- Written exercise
Among the entries below, copy only the span from the line containing "Write a Python" through the line containing "linewidth=1.4, saturation=1, ax=ax)". Do so exactly, and skip the pictures.

-- Start Material for this exercise --

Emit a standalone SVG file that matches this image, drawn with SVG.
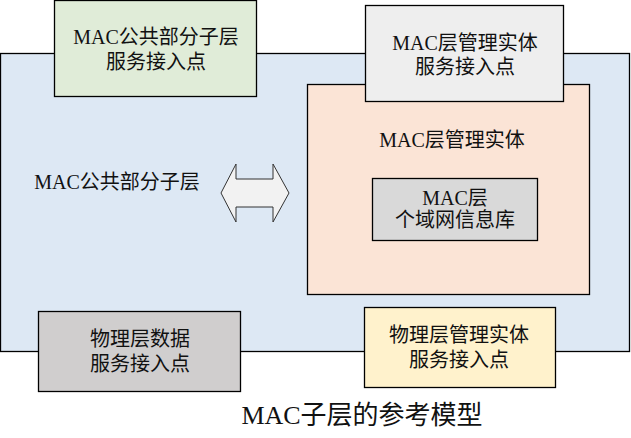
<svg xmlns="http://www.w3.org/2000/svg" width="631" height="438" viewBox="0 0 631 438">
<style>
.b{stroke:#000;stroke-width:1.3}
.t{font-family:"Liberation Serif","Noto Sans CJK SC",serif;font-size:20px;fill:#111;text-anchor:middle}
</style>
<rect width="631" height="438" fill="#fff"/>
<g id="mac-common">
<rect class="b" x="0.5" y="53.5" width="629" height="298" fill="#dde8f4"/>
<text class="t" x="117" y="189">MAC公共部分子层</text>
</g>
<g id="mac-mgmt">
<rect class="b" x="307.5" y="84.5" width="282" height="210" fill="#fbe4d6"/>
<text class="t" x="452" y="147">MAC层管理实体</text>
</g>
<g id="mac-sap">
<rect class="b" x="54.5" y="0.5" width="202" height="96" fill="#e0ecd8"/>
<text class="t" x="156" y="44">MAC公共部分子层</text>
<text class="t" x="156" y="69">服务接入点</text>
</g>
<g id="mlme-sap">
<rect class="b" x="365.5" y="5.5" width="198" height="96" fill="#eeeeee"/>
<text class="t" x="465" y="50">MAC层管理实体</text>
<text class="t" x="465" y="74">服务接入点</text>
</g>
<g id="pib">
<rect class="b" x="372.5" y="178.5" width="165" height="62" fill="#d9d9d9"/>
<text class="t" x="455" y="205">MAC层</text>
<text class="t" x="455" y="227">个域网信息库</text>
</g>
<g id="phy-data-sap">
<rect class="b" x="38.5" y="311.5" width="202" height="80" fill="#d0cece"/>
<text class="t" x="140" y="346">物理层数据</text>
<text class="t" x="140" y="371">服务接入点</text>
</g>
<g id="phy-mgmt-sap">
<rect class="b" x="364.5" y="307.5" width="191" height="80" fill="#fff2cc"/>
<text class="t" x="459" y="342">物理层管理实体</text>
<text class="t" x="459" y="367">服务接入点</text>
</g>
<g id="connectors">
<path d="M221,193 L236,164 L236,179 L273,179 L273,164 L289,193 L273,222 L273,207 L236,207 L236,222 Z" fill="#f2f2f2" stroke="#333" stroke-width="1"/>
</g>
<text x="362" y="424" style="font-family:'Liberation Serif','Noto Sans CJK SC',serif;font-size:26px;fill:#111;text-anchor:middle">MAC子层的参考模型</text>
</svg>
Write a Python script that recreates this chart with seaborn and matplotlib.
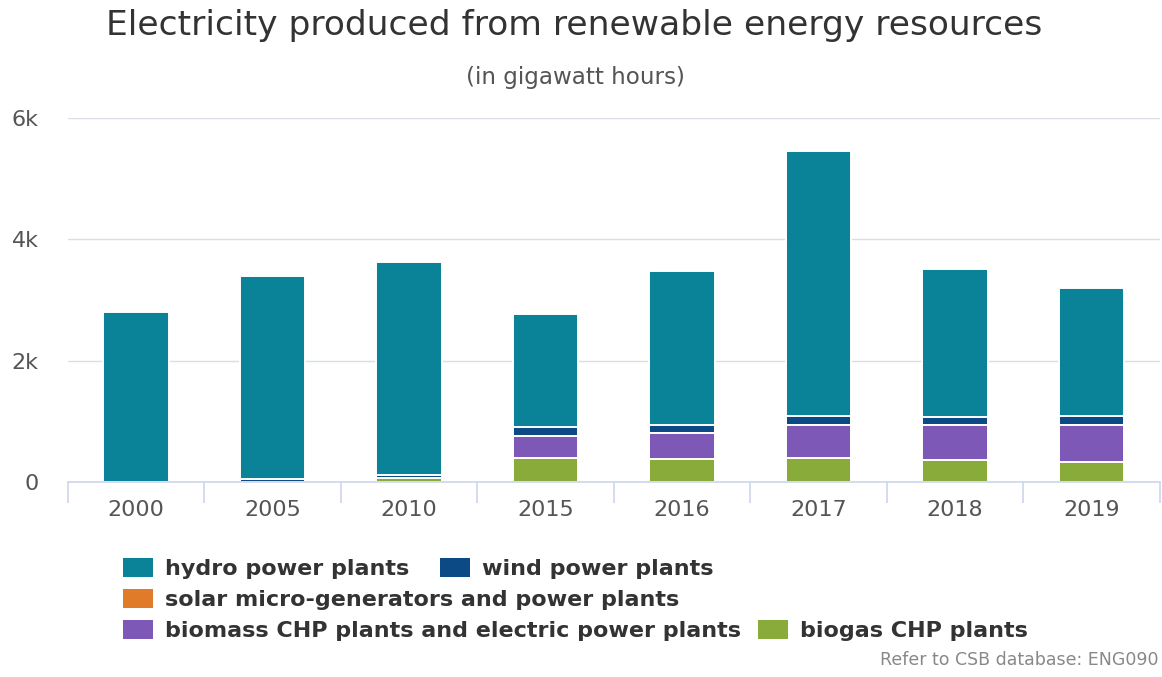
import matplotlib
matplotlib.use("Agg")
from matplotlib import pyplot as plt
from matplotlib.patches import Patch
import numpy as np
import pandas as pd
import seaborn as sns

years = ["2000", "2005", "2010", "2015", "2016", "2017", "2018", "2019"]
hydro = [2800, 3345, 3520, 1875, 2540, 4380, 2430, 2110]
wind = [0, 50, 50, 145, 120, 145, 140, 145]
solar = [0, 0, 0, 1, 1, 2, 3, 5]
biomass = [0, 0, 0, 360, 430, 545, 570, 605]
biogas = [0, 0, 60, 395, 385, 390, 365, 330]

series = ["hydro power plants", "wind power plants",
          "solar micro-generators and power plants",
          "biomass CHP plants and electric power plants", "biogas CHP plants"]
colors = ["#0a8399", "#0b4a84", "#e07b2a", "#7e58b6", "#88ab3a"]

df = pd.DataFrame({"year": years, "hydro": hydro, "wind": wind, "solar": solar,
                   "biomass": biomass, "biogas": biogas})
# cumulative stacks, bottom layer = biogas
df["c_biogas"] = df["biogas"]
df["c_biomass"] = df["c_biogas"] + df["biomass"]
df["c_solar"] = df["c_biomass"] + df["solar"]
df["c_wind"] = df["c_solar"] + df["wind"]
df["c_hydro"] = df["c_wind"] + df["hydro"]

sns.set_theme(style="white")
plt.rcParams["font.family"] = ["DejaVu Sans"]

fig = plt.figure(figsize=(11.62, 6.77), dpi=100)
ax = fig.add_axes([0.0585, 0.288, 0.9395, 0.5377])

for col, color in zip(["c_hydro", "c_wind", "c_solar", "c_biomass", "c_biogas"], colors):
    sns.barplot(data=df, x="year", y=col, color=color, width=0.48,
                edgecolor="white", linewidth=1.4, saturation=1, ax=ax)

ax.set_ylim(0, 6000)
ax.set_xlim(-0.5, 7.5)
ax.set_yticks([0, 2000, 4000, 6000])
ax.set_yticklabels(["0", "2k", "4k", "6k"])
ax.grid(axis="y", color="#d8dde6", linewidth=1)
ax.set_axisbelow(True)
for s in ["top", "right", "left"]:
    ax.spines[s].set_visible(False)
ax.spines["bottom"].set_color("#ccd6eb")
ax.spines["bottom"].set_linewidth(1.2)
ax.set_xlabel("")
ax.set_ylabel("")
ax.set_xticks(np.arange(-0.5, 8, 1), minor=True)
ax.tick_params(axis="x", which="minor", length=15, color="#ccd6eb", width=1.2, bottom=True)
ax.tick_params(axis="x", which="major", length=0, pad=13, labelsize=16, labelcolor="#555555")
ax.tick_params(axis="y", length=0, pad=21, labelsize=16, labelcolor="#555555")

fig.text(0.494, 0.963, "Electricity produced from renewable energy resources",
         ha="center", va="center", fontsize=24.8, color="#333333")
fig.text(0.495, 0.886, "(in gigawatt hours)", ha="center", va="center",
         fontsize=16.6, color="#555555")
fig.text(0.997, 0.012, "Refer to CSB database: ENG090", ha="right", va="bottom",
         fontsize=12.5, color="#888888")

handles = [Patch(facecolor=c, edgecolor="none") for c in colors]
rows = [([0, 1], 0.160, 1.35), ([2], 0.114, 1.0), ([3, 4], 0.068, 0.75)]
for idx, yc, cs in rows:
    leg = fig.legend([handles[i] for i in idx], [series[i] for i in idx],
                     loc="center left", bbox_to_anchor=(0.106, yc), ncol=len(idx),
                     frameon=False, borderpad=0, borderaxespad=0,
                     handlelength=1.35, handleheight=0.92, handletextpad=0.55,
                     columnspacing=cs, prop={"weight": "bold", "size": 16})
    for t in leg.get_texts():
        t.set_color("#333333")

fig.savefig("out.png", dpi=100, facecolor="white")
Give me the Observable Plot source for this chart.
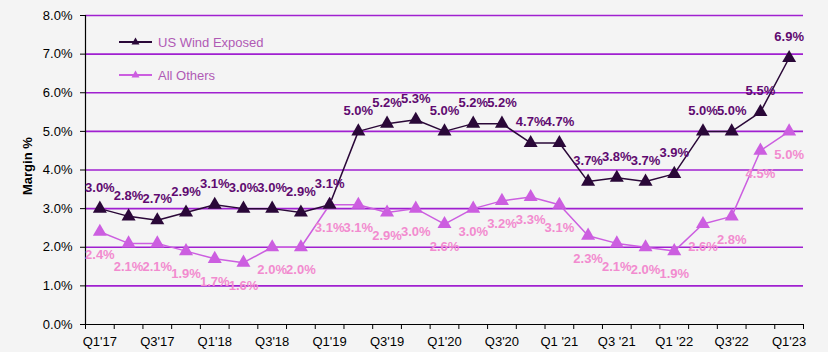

-- End Material for this exercise --

- Written answer
Write a Python script that recreates this chart with seaborn and matplotlib.
import matplotlib
matplotlib.use("Agg")
from matplotlib import pyplot as plt
from matplotlib.patches import Patch
import numpy as np
import pandas as pd
import seaborn as sns

years = ["2000", "2005", "2010", "2015", "2016", "2017", "2018", "2019"]
hydro = [2800, 3345, 3520, 1875, 2540, 4380, 2430, 2110]
wind = [0, 50, 50, 145, 120, 145, 140, 145]
solar = [0, 0, 0, 1, 1, 2, 3, 5]
biomass = [0, 0, 0, 360, 430, 545, 570, 605]
biogas = [0, 0, 60, 395, 385, 390, 365, 330]

series = ["hydro power plants", "wind power plants",
          "solar micro-generators and power plants",
          "biomass CHP plants and electric power plants", "biogas CHP plants"]
colors = ["#0a8399", "#0b4a84", "#e07b2a", "#7e58b6", "#88ab3a"]

df = pd.DataFrame({"year": years, "hydro": hydro, "wind": wind, "solar": solar,
                   "biomass": biomass, "biogas": biogas})
# cumulative stacks, bottom layer = biogas
df["c_biogas"] = df["biogas"]
df["c_biomass"] = df["c_biogas"] + df["biomass"]
df["c_solar"] = df["c_biomass"] + df["solar"]
df["c_wind"] = df["c_solar"] + df["wind"]
df["c_hydro"] = df["c_wind"] + df["hydro"]

sns.set_theme(style="white")
plt.rcParams["font.family"] = ["DejaVu Sans"]

fig = plt.figure(figsize=(11.62, 6.77), dpi=100)
ax = fig.add_axes([0.0585, 0.288, 0.9395, 0.5377])

for col, color in zip(["c_hydro", "c_wind", "c_solar", "c_biomass", "c_biogas"], colors):
    sns.barplot(data=df, x="year", y=col, color=color, width=0.48,
                edgecolor="white", linewidth=1.4, saturation=1, ax=ax)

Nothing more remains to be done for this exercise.